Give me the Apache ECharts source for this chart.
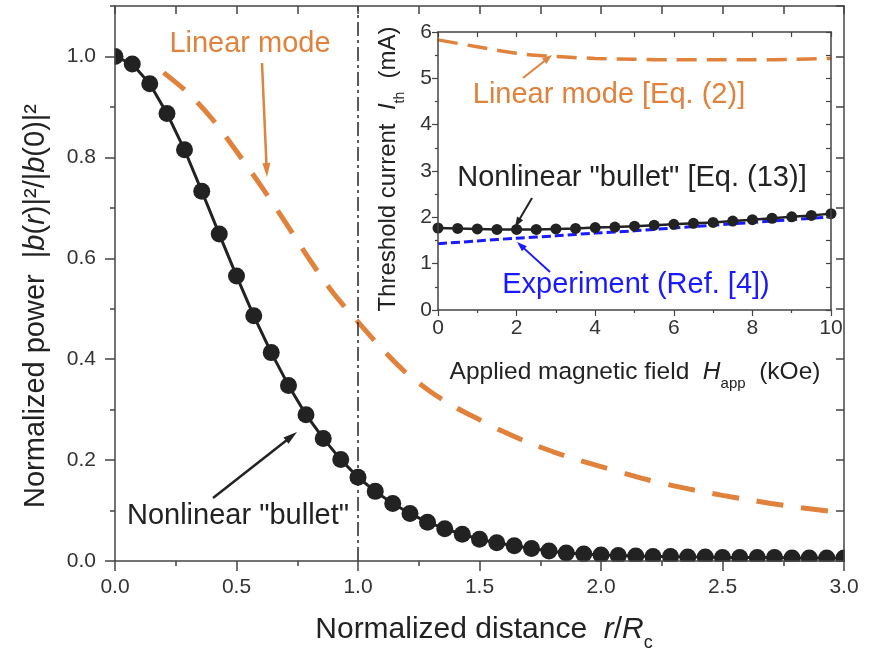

--

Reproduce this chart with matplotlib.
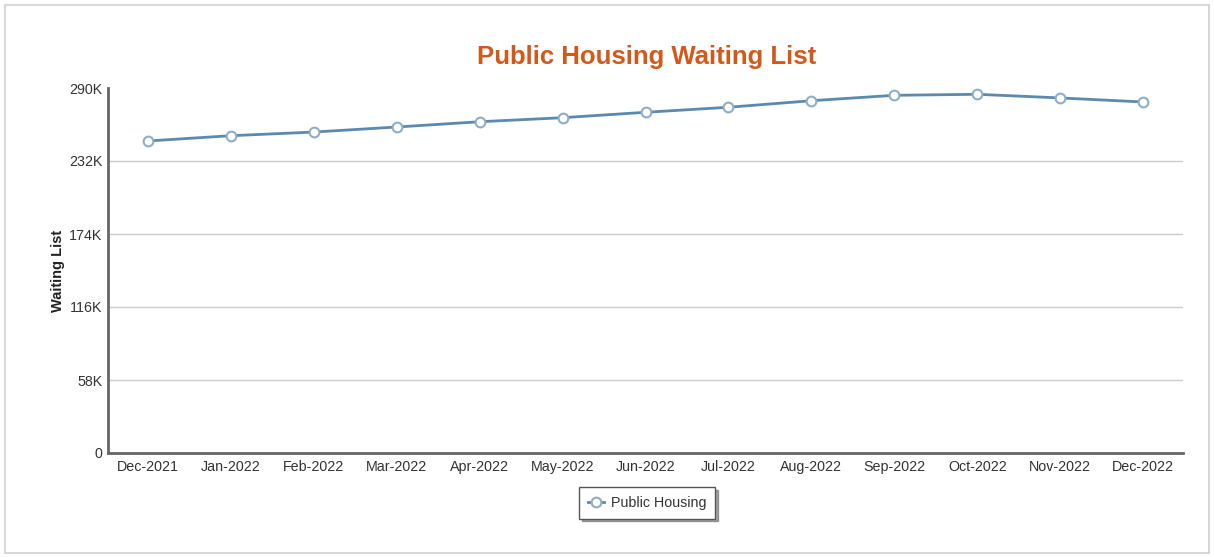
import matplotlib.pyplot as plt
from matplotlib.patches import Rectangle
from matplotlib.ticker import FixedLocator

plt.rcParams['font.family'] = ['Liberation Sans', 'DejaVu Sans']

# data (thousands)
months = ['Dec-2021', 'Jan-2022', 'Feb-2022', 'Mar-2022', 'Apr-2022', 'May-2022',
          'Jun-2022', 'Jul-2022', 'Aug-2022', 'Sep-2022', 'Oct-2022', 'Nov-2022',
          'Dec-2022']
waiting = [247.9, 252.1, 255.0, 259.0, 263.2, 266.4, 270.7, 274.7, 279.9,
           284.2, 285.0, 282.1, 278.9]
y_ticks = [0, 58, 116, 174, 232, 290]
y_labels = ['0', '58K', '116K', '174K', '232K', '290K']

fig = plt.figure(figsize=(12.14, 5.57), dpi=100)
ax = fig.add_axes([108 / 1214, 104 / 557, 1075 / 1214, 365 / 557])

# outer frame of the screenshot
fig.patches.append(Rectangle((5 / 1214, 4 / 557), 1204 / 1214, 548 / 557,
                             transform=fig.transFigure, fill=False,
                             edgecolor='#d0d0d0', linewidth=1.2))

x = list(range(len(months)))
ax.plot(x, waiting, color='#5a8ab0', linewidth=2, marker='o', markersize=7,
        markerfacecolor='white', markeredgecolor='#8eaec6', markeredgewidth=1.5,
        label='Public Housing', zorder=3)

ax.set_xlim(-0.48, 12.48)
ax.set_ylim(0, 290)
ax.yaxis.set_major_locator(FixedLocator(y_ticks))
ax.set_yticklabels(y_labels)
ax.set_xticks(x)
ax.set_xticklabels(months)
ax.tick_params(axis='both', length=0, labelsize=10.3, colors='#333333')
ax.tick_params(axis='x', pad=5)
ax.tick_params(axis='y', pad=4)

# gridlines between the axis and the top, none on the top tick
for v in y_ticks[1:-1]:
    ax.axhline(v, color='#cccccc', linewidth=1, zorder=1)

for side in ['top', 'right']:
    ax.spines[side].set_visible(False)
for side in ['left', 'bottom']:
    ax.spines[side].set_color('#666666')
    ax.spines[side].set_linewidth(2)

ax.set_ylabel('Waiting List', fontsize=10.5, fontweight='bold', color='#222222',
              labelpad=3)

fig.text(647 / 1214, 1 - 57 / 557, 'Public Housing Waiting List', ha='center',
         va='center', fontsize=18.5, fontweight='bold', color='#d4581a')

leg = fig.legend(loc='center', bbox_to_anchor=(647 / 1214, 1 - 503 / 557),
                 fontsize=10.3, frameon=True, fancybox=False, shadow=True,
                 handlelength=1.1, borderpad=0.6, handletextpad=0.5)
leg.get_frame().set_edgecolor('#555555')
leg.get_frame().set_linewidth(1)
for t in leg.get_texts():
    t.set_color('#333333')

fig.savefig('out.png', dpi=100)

#### Task to complete
Search the data above for the string "matplotlib" and copy each line that has it.

#### Task output
Reproduce this chart with matplotlib.
import matplotlib.pyplot as plt
from matplotlib.patches import Rectangle
from matplotlib.ticker import FixedLocator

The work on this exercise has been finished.